● **Exercise description**
Look through the data below and extract, unchanged, the lines from the one that contains "Write a web" to the one that contains "-0.5, -2, -0.5];", both included.

▼

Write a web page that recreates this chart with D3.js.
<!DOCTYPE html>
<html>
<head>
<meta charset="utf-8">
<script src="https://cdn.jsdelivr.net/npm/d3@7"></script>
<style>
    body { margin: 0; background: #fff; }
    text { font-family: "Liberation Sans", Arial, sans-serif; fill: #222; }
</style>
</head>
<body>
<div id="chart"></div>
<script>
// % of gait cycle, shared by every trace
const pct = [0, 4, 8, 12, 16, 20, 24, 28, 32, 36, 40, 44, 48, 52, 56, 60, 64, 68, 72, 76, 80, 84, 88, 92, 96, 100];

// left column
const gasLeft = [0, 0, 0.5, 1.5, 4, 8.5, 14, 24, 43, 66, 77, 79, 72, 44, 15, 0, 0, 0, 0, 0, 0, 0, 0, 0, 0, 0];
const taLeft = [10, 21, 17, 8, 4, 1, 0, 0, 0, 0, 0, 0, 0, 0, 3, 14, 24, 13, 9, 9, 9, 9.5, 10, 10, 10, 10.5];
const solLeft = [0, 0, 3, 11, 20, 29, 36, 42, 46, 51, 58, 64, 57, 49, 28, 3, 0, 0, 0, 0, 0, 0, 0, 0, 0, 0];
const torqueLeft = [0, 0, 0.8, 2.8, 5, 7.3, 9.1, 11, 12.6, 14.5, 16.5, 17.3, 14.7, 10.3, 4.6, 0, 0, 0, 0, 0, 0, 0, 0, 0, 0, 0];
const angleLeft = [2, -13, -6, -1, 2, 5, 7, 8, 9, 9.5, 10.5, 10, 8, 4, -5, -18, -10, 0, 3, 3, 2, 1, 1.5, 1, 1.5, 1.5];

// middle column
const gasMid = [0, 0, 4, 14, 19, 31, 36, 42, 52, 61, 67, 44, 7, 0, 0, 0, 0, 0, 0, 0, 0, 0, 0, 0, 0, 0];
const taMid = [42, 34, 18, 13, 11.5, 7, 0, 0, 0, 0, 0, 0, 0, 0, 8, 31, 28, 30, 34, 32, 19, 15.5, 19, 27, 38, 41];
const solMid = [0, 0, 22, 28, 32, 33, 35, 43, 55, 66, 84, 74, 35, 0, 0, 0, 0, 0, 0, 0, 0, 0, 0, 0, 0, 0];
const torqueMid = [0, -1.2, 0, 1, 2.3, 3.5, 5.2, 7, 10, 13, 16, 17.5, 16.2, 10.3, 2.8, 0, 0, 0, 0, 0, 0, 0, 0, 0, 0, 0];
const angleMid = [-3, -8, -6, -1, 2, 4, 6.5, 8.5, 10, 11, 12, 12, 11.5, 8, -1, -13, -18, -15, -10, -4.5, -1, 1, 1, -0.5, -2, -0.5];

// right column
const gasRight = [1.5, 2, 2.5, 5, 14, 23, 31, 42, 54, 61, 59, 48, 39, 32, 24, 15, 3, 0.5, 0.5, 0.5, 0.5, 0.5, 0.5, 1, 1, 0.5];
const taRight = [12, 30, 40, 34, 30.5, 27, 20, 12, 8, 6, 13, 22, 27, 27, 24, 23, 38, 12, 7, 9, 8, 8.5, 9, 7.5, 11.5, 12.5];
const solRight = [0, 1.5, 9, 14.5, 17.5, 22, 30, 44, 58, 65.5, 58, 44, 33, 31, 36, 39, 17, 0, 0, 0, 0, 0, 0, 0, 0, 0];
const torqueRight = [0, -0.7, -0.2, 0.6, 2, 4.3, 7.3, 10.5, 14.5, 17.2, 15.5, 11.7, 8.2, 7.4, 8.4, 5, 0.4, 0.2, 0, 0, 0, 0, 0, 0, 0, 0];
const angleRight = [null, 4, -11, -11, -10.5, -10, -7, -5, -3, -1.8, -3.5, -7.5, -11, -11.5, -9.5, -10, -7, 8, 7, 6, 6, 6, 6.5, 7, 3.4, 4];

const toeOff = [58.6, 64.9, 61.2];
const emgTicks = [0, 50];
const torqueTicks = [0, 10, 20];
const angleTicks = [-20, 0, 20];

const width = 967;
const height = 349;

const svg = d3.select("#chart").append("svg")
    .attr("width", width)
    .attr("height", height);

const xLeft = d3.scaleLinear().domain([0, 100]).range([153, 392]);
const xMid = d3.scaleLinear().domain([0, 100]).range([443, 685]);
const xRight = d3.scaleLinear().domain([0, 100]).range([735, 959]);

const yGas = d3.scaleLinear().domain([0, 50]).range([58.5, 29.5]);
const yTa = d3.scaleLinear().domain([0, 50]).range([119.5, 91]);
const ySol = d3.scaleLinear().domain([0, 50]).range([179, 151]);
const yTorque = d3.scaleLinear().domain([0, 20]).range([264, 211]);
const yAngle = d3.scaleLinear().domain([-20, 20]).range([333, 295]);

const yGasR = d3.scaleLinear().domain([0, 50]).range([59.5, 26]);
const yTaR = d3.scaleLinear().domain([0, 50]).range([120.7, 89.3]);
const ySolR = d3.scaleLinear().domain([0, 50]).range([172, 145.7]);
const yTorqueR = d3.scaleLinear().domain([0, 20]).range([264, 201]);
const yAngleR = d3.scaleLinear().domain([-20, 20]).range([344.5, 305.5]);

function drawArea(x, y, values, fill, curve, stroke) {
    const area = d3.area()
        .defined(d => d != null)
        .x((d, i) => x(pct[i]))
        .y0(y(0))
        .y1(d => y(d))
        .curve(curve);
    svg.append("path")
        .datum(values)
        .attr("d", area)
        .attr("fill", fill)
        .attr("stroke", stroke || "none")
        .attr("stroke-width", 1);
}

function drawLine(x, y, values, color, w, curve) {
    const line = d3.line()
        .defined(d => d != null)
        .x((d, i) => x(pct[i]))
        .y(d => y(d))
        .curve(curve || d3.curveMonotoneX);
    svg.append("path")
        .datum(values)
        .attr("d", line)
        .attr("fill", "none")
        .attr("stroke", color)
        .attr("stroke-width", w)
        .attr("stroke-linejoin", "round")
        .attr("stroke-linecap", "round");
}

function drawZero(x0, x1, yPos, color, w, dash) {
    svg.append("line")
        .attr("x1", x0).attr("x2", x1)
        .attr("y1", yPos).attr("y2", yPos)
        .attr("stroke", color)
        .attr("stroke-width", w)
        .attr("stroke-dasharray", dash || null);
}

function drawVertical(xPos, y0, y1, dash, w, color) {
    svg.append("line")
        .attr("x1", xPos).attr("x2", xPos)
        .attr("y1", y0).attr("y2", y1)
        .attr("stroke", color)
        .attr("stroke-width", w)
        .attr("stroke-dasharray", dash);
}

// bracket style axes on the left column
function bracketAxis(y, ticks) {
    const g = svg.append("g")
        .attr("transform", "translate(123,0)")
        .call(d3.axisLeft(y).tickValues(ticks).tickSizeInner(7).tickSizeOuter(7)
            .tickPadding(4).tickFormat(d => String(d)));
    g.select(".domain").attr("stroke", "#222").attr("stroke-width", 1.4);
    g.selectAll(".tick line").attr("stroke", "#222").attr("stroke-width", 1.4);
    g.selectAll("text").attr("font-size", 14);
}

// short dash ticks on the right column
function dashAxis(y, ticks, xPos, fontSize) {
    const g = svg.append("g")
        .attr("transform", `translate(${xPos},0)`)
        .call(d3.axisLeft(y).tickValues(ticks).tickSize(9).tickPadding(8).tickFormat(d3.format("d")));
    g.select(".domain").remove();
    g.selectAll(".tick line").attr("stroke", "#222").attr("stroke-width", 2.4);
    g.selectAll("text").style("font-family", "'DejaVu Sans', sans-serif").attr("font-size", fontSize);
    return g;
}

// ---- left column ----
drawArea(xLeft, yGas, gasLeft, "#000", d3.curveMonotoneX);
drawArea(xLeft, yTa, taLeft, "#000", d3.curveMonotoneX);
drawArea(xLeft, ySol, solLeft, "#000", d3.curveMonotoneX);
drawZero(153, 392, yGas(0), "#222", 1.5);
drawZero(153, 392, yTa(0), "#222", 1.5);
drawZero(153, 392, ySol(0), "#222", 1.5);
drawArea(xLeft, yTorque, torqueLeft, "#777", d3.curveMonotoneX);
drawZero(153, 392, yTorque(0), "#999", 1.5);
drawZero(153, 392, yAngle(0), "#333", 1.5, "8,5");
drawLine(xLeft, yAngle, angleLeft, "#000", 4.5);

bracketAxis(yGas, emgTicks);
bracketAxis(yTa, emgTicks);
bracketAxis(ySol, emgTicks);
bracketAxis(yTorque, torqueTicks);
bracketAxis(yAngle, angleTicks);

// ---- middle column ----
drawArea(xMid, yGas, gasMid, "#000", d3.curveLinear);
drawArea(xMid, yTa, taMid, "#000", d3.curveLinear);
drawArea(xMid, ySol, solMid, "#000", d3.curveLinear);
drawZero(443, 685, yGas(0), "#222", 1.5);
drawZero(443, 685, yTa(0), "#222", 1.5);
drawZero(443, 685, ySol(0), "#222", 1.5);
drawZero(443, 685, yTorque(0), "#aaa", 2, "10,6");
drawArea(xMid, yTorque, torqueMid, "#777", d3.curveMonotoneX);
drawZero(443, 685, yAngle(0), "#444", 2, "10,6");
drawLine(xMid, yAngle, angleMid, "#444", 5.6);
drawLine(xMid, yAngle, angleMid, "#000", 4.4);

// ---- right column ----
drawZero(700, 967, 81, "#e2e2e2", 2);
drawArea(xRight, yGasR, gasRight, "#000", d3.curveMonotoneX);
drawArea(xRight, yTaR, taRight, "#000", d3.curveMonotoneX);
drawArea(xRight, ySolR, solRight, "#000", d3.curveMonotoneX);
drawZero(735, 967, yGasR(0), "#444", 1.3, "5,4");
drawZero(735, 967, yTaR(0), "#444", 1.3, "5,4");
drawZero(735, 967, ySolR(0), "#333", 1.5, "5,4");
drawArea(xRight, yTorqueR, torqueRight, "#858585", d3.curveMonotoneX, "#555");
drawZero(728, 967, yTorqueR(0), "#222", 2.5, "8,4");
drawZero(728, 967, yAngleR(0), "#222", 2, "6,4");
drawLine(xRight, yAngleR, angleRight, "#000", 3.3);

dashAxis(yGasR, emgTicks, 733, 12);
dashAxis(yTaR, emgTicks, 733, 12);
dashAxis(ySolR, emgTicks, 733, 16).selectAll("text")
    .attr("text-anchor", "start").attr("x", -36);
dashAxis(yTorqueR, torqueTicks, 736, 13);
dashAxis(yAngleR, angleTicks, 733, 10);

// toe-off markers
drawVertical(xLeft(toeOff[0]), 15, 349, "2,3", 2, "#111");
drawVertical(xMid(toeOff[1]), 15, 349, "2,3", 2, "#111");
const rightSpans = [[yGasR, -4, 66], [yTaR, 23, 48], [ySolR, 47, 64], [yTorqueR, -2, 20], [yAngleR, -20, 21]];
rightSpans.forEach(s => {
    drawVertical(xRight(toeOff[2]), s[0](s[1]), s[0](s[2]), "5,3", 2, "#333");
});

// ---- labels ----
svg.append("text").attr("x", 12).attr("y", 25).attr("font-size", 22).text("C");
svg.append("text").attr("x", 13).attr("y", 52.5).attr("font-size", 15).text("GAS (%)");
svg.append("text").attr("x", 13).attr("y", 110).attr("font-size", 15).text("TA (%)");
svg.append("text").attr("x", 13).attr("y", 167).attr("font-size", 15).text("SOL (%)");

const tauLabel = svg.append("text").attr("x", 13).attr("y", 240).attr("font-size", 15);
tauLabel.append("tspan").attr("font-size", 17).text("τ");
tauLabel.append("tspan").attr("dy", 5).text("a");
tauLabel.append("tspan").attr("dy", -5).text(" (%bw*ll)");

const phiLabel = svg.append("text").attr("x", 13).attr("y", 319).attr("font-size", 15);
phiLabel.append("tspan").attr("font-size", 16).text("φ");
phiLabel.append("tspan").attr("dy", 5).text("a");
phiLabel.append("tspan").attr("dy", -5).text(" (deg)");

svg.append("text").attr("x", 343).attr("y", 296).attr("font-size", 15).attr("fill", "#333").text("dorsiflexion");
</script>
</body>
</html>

▲
▼

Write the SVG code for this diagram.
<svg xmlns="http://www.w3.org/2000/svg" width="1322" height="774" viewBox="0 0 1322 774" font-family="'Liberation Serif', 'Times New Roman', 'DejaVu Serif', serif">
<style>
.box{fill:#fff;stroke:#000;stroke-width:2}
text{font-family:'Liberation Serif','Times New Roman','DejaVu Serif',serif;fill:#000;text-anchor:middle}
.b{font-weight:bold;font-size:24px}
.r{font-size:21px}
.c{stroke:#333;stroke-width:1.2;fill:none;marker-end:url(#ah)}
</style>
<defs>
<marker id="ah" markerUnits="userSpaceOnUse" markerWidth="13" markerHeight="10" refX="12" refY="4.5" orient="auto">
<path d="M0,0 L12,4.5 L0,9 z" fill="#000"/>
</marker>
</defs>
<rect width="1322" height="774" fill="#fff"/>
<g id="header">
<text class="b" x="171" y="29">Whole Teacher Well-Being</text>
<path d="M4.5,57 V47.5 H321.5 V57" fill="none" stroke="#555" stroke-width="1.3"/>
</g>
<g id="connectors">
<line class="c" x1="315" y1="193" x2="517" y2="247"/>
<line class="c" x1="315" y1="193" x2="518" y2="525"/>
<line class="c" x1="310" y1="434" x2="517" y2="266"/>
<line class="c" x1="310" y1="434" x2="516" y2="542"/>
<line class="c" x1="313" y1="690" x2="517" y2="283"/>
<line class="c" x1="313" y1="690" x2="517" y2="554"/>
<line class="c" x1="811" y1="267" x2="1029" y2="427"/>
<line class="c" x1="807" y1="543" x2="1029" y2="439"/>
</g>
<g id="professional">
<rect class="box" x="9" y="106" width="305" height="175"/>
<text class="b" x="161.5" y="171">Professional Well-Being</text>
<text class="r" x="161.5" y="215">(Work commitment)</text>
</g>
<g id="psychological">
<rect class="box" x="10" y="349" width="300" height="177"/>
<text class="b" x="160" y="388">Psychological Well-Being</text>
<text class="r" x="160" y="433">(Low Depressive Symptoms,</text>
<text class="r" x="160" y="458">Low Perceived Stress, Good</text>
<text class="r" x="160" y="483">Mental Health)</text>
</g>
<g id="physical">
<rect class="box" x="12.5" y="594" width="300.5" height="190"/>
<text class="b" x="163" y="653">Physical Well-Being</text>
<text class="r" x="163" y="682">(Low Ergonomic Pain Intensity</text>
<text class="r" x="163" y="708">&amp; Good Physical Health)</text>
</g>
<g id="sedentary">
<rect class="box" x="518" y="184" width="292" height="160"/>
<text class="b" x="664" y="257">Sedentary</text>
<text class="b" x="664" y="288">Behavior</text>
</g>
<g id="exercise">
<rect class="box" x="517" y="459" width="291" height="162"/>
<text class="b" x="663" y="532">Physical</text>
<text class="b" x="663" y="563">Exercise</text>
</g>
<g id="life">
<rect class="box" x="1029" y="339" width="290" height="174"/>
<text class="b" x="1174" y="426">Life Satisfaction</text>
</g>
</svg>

▲

● **Final result**
Write a web page that recreates this chart with D3.js.
<!DOCTYPE html>
<html>
<head>
<meta charset="utf-8">
<script src="https://cdn.jsdelivr.net/npm/d3@7"></script>
<style>
    body { margin: 0; background: #fff; }
    text { font-family: "Liberation Sans", Arial, sans-serif; fill: #222; }
</style>
</head>
<body>
<div id="chart"></div>
<script>
// % of gait cycle, shared by every trace
const pct = [0, 4, 8, 12, 16, 20, 24, 28, 32, 36, 40, 44, 48, 52, 56, 60, 64, 68, 72, 76, 80, 84, 88, 92, 96, 100];

// left column
const gasLeft = [0, 0, 0.5, 1.5, 4, 8.5, 14, 24, 43, 66, 77, 79, 72, 44, 15, 0, 0, 0, 0, 0, 0, 0, 0, 0, 0, 0];
const taLeft = [10, 21, 17, 8, 4, 1, 0, 0, 0, 0, 0, 0, 0, 0, 3, 14, 24, 13, 9, 9, 9, 9.5, 10, 10, 10, 10.5];
const solLeft = [0, 0, 3, 11, 20, 29, 36, 42, 46, 51, 58, 64, 57, 49, 28, 3, 0, 0, 0, 0, 0, 0, 0, 0, 0, 0];
const torqueLeft = [0, 0, 0.8, 2.8, 5, 7.3, 9.1, 11, 12.6, 14.5, 16.5, 17.3, 14.7, 10.3, 4.6, 0, 0, 0, 0, 0, 0, 0, 0, 0, 0, 0];
const angleLeft = [2, -13, -6, -1, 2, 5, 7, 8, 9, 9.5, 10.5, 10, 8, 4, -5, -18, -10, 0, 3, 3, 2, 1, 1.5, 1, 1.5, 1.5];

// middle column
const gasMid = [0, 0, 4, 14, 19, 31, 36, 42, 52, 61, 67, 44, 7, 0, 0, 0, 0, 0, 0, 0, 0, 0, 0, 0, 0, 0];
const taMid = [42, 34, 18, 13, 11.5, 7, 0, 0, 0, 0, 0, 0, 0, 0, 8, 31, 28, 30, 34, 32, 19, 15.5, 19, 27, 38, 41];
const solMid = [0, 0, 22, 28, 32, 33, 35, 43, 55, 66, 84, 74, 35, 0, 0, 0, 0, 0, 0, 0, 0, 0, 0, 0, 0, 0];
const torqueMid = [0, -1.2, 0, 1, 2.3, 3.5, 5.2, 7, 10, 13, 16, 17.5, 16.2, 10.3, 2.8, 0, 0, 0, 0, 0, 0, 0, 0, 0, 0, 0];
const angleMid = [-3, -8, -6, -1, 2, 4, 6.5, 8.5, 10, 11, 12, 12, 11.5, 8, -1, -13, -18, -15, -10, -4.5, -1, 1, 1, -0.5, -2, -0.5];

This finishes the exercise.